## YOUR INSTRUCTIONS
The data below should be printed in full, exactly, and without any of its images.

## THE INPUT
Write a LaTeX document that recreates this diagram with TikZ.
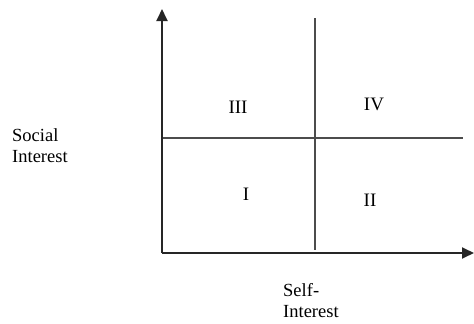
\documentclass[tikz,border=0pt]{standalone}
\usepackage{fontspec}
\setmainfont{Liberation Serif}
\usetikzlibrary{arrows.meta}
\begin{document}
\begin{tikzpicture}[x=1pt,y=-1pt,
  axis/.style={line width=1.8pt,draw=black!85,-{Triangle[width=11pt,length=12pt]}},
  divider/.style={line width=1.5pt,draw=black!70},
  lbl/.style={font=\fontsize{18.5}{21}\selectfont,inner sep=0pt,anchor=base west},
  quad/.style={font=\fontsize{19}{22}\selectfont,inner sep=0pt,anchor=base}]
\useasboundingbox (0,0) rectangle (474,324);
\coordinate (O) at (162,253);
\coordinate (ytip) at (162,9);
\coordinate (xtip) at (474,253);
\coordinate (vtop) at (315,18);
\coordinate (vbot) at (315,250);
\coordinate (hl) at (162,138);
\coordinate (hr) at (463,138);
\draw[divider] (vtop) -- (vbot);
\draw[divider] (hl) -- (hr);
\draw[axis] (O) -- (ytip);
\draw[axis] (O) -- (xtip);
\node[quad] (q3) at (238,113) {III};
\node[quad] (q4) at (374,110) {IV};
\node[quad] (q1) at (246,200) {I};
\node[quad] (q2) at (370,206) {II};
\node[lbl] (soc1) at (12,141) {Social};
\node[lbl] (soc2) at (12,162) {Interest};
\node[lbl] (self1) at (283,296) {Self-};
\node[lbl] (self2) at (283,317) {Interest};
\end{tikzpicture}
\end{document}
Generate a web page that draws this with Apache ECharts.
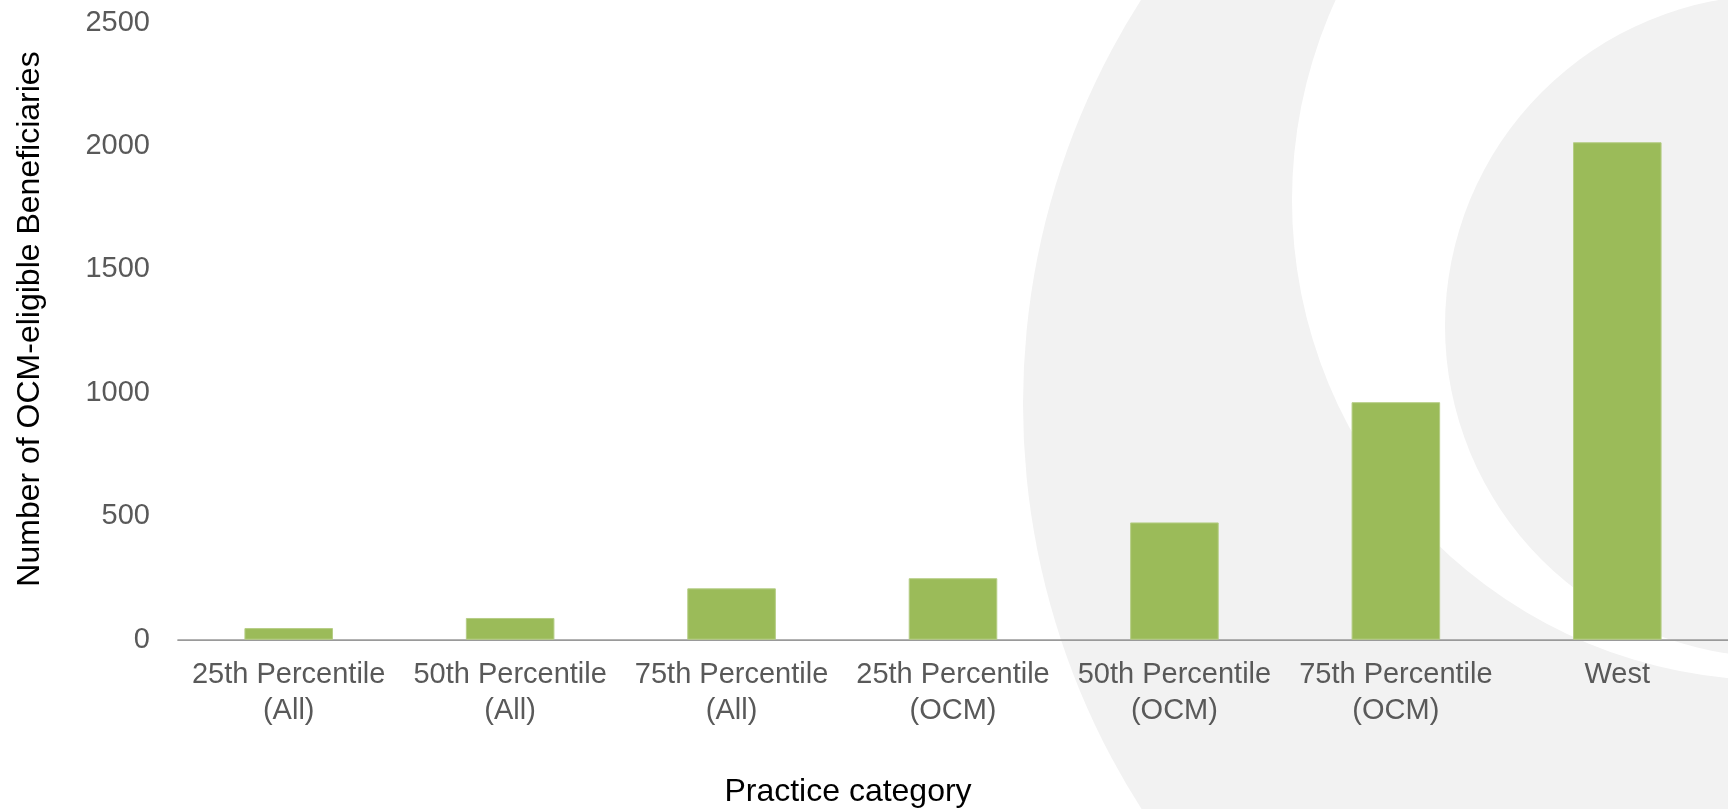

## FINISHED EXERCISE
Write a LaTeX document that recreates this diagram with TikZ.
\documentclass[tikz,border=0pt]{standalone}
\usepackage{fontspec}
\setmainfont{Liberation Serif}
\usetikzlibrary{arrows.meta}
\begin{document}
\begin{tikzpicture}[x=1pt,y=-1pt,
  axis/.style={line width=1.8pt,draw=black!85,-{Triangle[width=11pt,length=12pt]}},
  divider/.style={line width=1.5pt,draw=black!70},
  lbl/.style={font=\fontsize{18.5}{21}\selectfont,inner sep=0pt,anchor=base west},
  quad/.style={font=\fontsize{19}{22}\selectfont,inner sep=0pt,anchor=base}]
\useasboundingbox (0,0) rectangle (474,324);
\coordinate (O) at (162,253);
\coordinate (ytip) at (162,9);
\coordinate (xtip) at (474,253);
\coordinate (vtop) at (315,18);
\coordinate (vbot) at (315,250);
\coordinate (hl) at (162,138);
\coordinate (hr) at (463,138);
\draw[divider] (vtop) -- (vbot);
\draw[divider] (hl) -- (hr);
\draw[axis] (O) -- (ytip);
\draw[axis] (O) -- (xtip);
\node[quad] (q3) at (238,113) {III};
\node[quad] (q4) at (374,110) {IV};
\node[quad] (q1) at (246,200) {I};
\node[quad] (q2) at (370,206) {II};
\node[lbl] (soc1) at (12,141) {Social};
\node[lbl] (soc2) at (12,162) {Interest};
\node[lbl] (self1) at (283,296) {Self-};
\node[lbl] (self2) at (283,317) {Interest};
\end{tikzpicture}
\end{document}
Generate a web page that draws this with Apache ECharts.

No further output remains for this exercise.